------ RECORDS FOR PROCESSING

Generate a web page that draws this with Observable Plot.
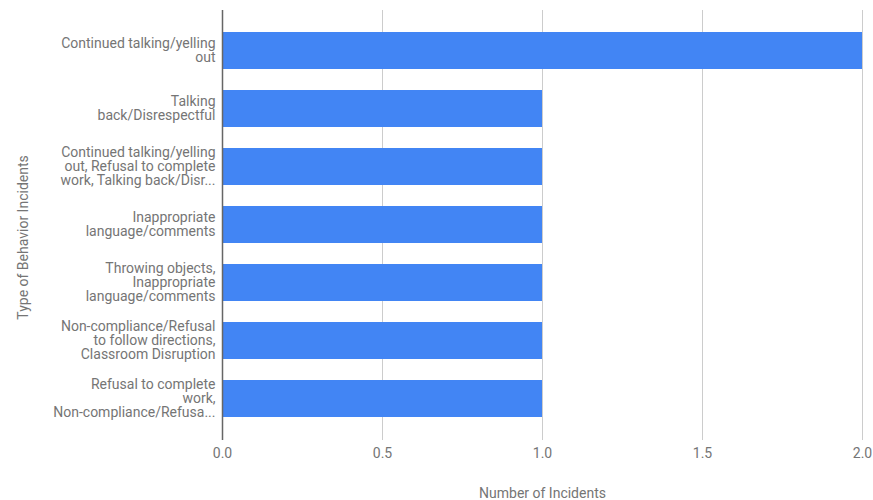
<!DOCTYPE html>
<html>
<head>
<meta charset="utf-8">
<script src="https://cdn.jsdelivr.net/npm/d3@7"></script>
<script src="https://cdn.jsdelivr.net/npm/@observablehq/plot@0.6"></script>
<style>
  html, body { margin: 0; padding: 0; background: #fff; }
  #chart svg { display: block; }
</style>
</head>
<body>
<div id="chart"></div>
<script>
const categories = [
  "Continued talking/yelling\nout",
  "Talking\nback/Disrespectful",
  "Continued talking/yelling\nout, Refusal to complete\nwork, Talking back/Disr...",
  "Inappropriate\nlanguage/comments",
  "Throwing objects,\nInappropriate\nlanguage/comments",
  "Non-compliance/Refusal\nto follow directions,\nClassroom Disruption",
  "Refusal to complete\nwork,\nNon-compliance/Refusa..."
];
const incidents = [2, 1, 1, 1, 1, 1, 1];
const xTicks = [0, 0.5, 1, 1.5, 2];
const xTitle = "Number of Incidents";
const yTitle = "Type of Behavior Incidents";

const data = categories.map((c, i) => ({category: c, value: incidents[i]}));
const textColor = "#757575";

const chart = Plot.plot({
  width: 873,
  height: 500,
  marginLeft: 222,
  marginRight: 11,
  marginTop: 10,
  marginBottom: 60,
  style: {fontFamily: "Roboto, sans-serif", fontSize: "14px", color: textColor, background: "#fff"},
  x: {domain: [0, 2]},
  y: {domain: categories, paddingInner: 0.354, paddingOuter: 0.33},
  marks: [
    Plot.gridX(xTicks, {stroke: "#cccccc", strokeOpacity: 1, strokeWidth: 1}),
    Plot.barX(data, {y: "category", x: "value", fill: "#4285f4"}),
    Plot.ruleX([0], {stroke: "#666666", strokeWidth: 1.5}),
    Plot.axisX(xTicks, {
      tickSize: 0, tickPadding: 8, tickFormat: d3.format(".1f"),
      fill: textColor, fontSize: 14, label: null
    }),
    Plot.axisY({
      tickSize: 0, tickPadding: 7, lineHeight: 1,
      fill: textColor, fontSize: 14, label: null
    }),
    Plot.text([xTitle], {
      frameAnchor: "bottom", lineAnchor: "middle", textAnchor: "middle",
      dy: 53, fill: textColor, fontSize: 14
    }),
    Plot.text([yTitle], {
      frameAnchor: "left", lineAnchor: "middle", textAnchor: "middle",
      rotate: -90, dx: -199, dy: 12, fill: textColor, fontSize: 14
    })
  ]
});
document.getElementById("chart").appendChild(chart);
</script>
</body>
</html>
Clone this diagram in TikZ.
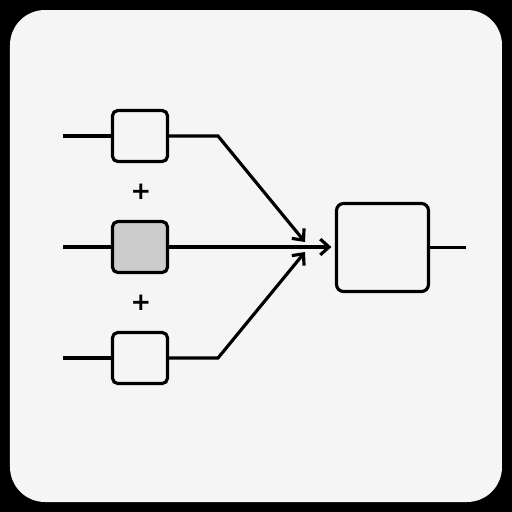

------------

WHAT IS NEEDED:
Give all the lines above again, character for character, without pictures.

SOLUTION TO THE EXERCISE:
Generate a web page that draws this with Observable Plot.
<!DOCTYPE html>
<html>
<head>
<meta charset="utf-8">
<script src="https://cdn.jsdelivr.net/npm/d3@7"></script>
<script src="https://cdn.jsdelivr.net/npm/@observablehq/plot@0.6"></script>
<style>
  html, body { margin: 0; padding: 0; background: #fff; }
  #chart svg { display: block; }
</style>
</head>
<body>
<div id="chart"></div>
<script>
const categories = [
  "Continued talking/yelling\nout",
  "Talking\nback/Disrespectful",
  "Continued talking/yelling\nout, Refusal to complete\nwork, Talking back/Disr...",
  "Inappropriate\nlanguage/comments",
  "Throwing objects,\nInappropriate\nlanguage/comments",
  "Non-compliance/Refusal\nto follow directions,\nClassroom Disruption",
  "Refusal to complete\nwork,\nNon-compliance/Refusa..."
];
const incidents = [2, 1, 1, 1, 1, 1, 1];
const xTicks = [0, 0.5, 1, 1.5, 2];
const xTitle = "Number of Incidents";
const yTitle = "Type of Behavior Incidents";

const data = categories.map((c, i) => ({category: c, value: incidents[i]}));
const textColor = "#757575";

const chart = Plot.plot({
  width: 873,
  height: 500,
  marginLeft: 222,
  marginRight: 11,
  marginTop: 10,
  marginBottom: 60,
  style: {fontFamily: "Roboto, sans-serif", fontSize: "14px", color: textColor, background: "#fff"},
  x: {domain: [0, 2]},
  y: {domain: categories, paddingInner: 0.354, paddingOuter: 0.33},
  marks: [
    Plot.gridX(xTicks, {stroke: "#cccccc", strokeOpacity: 1, strokeWidth: 1}),
    Plot.barX(data, {y: "category", x: "value", fill: "#4285f4"}),
    Plot.ruleX([0], {stroke: "#666666", strokeWidth: 1.5}),
    Plot.axisX(xTicks, {
      tickSize: 0, tickPadding: 8, tickFormat: d3.format(".1f"),
      fill: textColor, fontSize: 14, label: null
    }),
    Plot.axisY({
      tickSize: 0, tickPadding: 7, lineHeight: 1,
      fill: textColor, fontSize: 14, label: null
    }),
    Plot.text([xTitle], {
      frameAnchor: "bottom", lineAnchor: "middle", textAnchor: "middle",
      dy: 53, fill: textColor, fontSize: 14
    }),
    Plot.text([yTitle], {
      frameAnchor: "left", lineAnchor: "middle", textAnchor: "middle",
      rotate: -90, dx: -199, dy: 12, fill: textColor, fontSize: 14
    })
  ]
});
document.getElementById("chart").appendChild(chart);
</script>
</body>
</html>
Clone this diagram in TikZ.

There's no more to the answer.